Cincinnati rejected those new-fangled railroads back in the 19th century. City poo-bahs thought the future belonged to the paddlewheel.

Imagine the not-so-cogent arguments some will find to keep Cincinnati a passenger-rail-free zone.

That scenario is what Cincinnati can expect if voters approve a charter amendment ginned up by two odd political bedfellows: Chris Smitherman, a former one-term councilman presiding over the NAACP, and Chris Finney, whose COAST organization never saw a public investment it liked. Their amendment requires an election before the city spends "any monies for right-of-way acquisition or construction of improvements for passenger rail transportation."

Petitioners talk about stopping "the trolley," the streetcar from the riverfront to Clifton.

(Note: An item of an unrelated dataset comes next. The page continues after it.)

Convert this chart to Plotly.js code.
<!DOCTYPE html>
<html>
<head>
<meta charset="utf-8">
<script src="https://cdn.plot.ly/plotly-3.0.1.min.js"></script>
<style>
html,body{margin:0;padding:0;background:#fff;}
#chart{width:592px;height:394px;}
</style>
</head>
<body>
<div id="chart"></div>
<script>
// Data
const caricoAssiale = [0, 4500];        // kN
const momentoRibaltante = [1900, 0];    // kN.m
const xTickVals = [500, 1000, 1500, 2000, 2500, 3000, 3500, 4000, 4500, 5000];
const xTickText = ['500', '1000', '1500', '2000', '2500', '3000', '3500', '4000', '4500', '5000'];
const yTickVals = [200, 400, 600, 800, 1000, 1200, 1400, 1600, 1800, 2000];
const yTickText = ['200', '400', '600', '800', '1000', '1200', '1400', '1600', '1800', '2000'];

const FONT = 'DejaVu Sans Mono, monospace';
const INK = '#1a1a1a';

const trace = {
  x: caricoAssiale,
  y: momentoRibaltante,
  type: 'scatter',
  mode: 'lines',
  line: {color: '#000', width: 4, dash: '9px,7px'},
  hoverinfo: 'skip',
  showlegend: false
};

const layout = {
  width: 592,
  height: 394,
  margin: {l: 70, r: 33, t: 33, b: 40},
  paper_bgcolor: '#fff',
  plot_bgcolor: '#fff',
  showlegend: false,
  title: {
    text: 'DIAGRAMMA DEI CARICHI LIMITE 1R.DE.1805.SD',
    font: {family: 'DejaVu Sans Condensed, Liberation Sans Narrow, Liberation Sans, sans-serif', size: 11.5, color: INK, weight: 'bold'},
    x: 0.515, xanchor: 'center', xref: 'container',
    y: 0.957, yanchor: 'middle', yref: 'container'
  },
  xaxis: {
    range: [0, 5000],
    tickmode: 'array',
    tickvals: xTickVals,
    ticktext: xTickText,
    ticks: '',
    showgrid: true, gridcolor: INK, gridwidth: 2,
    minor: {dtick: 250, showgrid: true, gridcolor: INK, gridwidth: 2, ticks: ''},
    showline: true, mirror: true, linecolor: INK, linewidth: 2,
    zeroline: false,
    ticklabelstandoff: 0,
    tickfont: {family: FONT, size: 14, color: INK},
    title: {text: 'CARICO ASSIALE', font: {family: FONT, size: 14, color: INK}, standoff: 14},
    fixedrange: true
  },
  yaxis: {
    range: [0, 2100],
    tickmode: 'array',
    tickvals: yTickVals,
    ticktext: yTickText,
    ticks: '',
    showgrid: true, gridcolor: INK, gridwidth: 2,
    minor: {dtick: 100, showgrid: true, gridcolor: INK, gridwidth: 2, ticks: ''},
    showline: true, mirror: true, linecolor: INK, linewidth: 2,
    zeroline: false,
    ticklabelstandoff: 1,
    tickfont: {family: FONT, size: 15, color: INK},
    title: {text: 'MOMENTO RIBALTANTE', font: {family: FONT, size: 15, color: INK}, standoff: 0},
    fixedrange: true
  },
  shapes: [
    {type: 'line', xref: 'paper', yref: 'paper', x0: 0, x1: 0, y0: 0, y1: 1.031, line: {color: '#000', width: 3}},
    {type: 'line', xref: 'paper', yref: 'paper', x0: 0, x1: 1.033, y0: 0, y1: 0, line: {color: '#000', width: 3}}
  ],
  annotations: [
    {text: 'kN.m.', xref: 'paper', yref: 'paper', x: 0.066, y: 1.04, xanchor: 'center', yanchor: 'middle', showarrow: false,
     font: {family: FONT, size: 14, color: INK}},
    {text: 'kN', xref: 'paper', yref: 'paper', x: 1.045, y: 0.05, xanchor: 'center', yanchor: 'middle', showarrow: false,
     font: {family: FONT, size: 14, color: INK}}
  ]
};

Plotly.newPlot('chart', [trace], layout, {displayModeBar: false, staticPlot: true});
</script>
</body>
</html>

But COAST admits that this is "about much more than a stupid streetcar." The amendment would roadblock the C-C-C link, paid for almost completely with our federal transportation dollars. It would also block other projects like the "eastern corridor" rail link to reduce auto traffic from our eastern suburbs, or a rail link between downtown and our airport, like those in other major cities such as Cleveland and Chicago. Cincinnati is competing with hundreds of other communities around the nation for federal transportation funds. An electoral roadblock will take Cincinnati off the funding list on the first cut.

The folks behind this mischief argue that all they want is a little old-fashioned democracy. Cincinnati already has plenty of democracy. We elect nine council members every two years. We pay them to make decisions about how to spend city money on items like recreation centers, highways and rail.

Cincinnati hardly needs one more roadblock to our city's progress.

Don Mooney Jr. is a Cincinnati attorney and a longtime member of the Cincinnati Planning Commission, and serves as treasurer of Cincinnatians for Progress.